La France, pays de la laïcité, membre de l’Otan – qui a accepté d’aider à la formation des nouvelles forces de sécurité irakiennes – et de l’Union européenne – qui s’est engagée à aider à la préparation d’élections démocratiques en Irak – est donc particulièrement bien placée sur la liste des « cibles » des djihadistes.

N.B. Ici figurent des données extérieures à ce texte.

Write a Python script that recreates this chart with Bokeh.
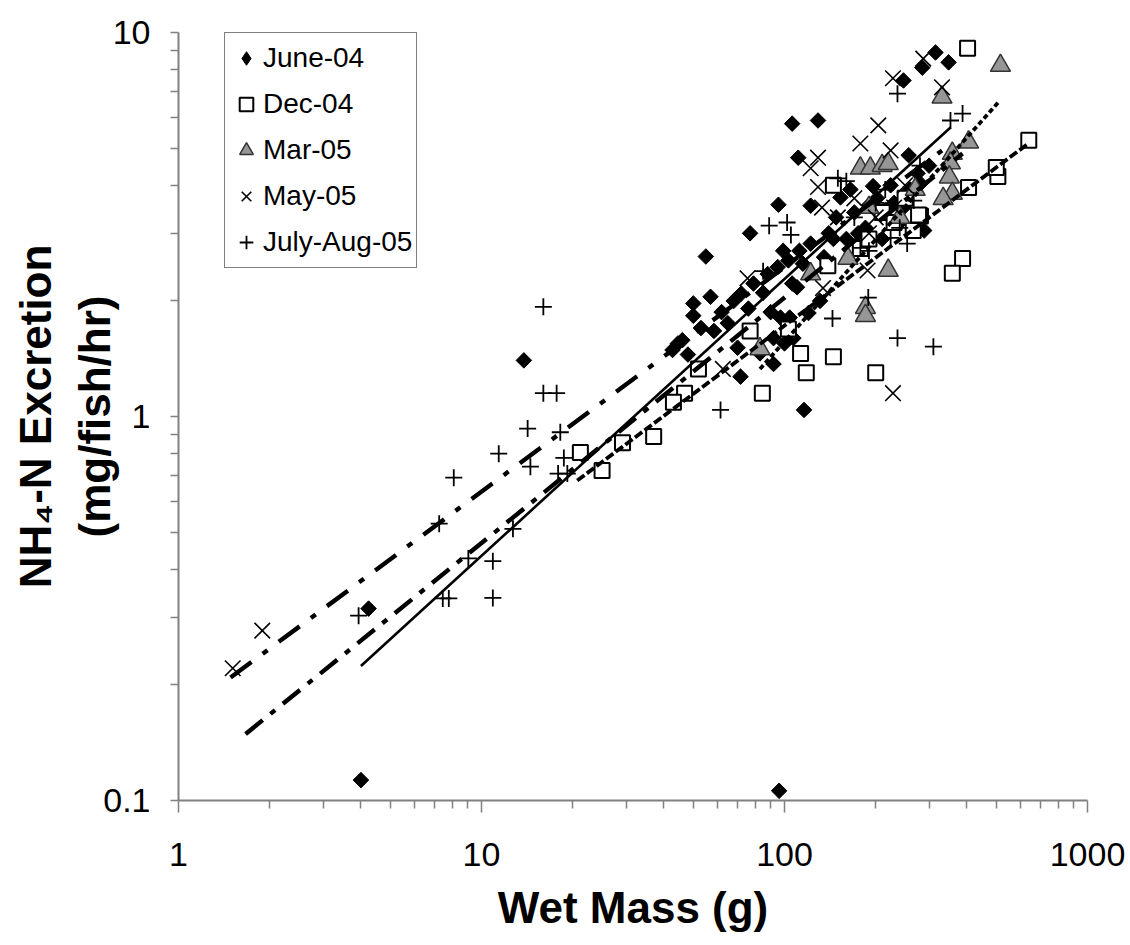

Si la revendication de l’Armée Islamique en Irak est en parfaite concordance avec les menaces proférées contre la France en février dernier par le Docteur Ayman Al-Zawahiri, plus proche collaborateur d’Oussama Ben Laden, on peut également penser que la présence en Irak de moudjahidin français ou venus de France n’est pas étrangère à une action terroriste qui, pour la première fois, n’est pas strictement liée au contact local. Des djihadistes français ont-ils participé à cette prise d’otages, ou l’ont-ils inspirée ? Il est encore trop tôt pour l’affirmer, mais les enquêtes en cours et le travail des services de renseignement permettront peut-être de répondre à cette question.
Une seule chose, à l’heure actuelle, est certaine : même s’il est nécessaire dans un premier temps et dans un but strictement humanitaire de « négocier » – mais de manière limitée – à moyen terme, seule la plus grande fermeté sera payante : les preneurs d’otage devront être identifiés et éliminés.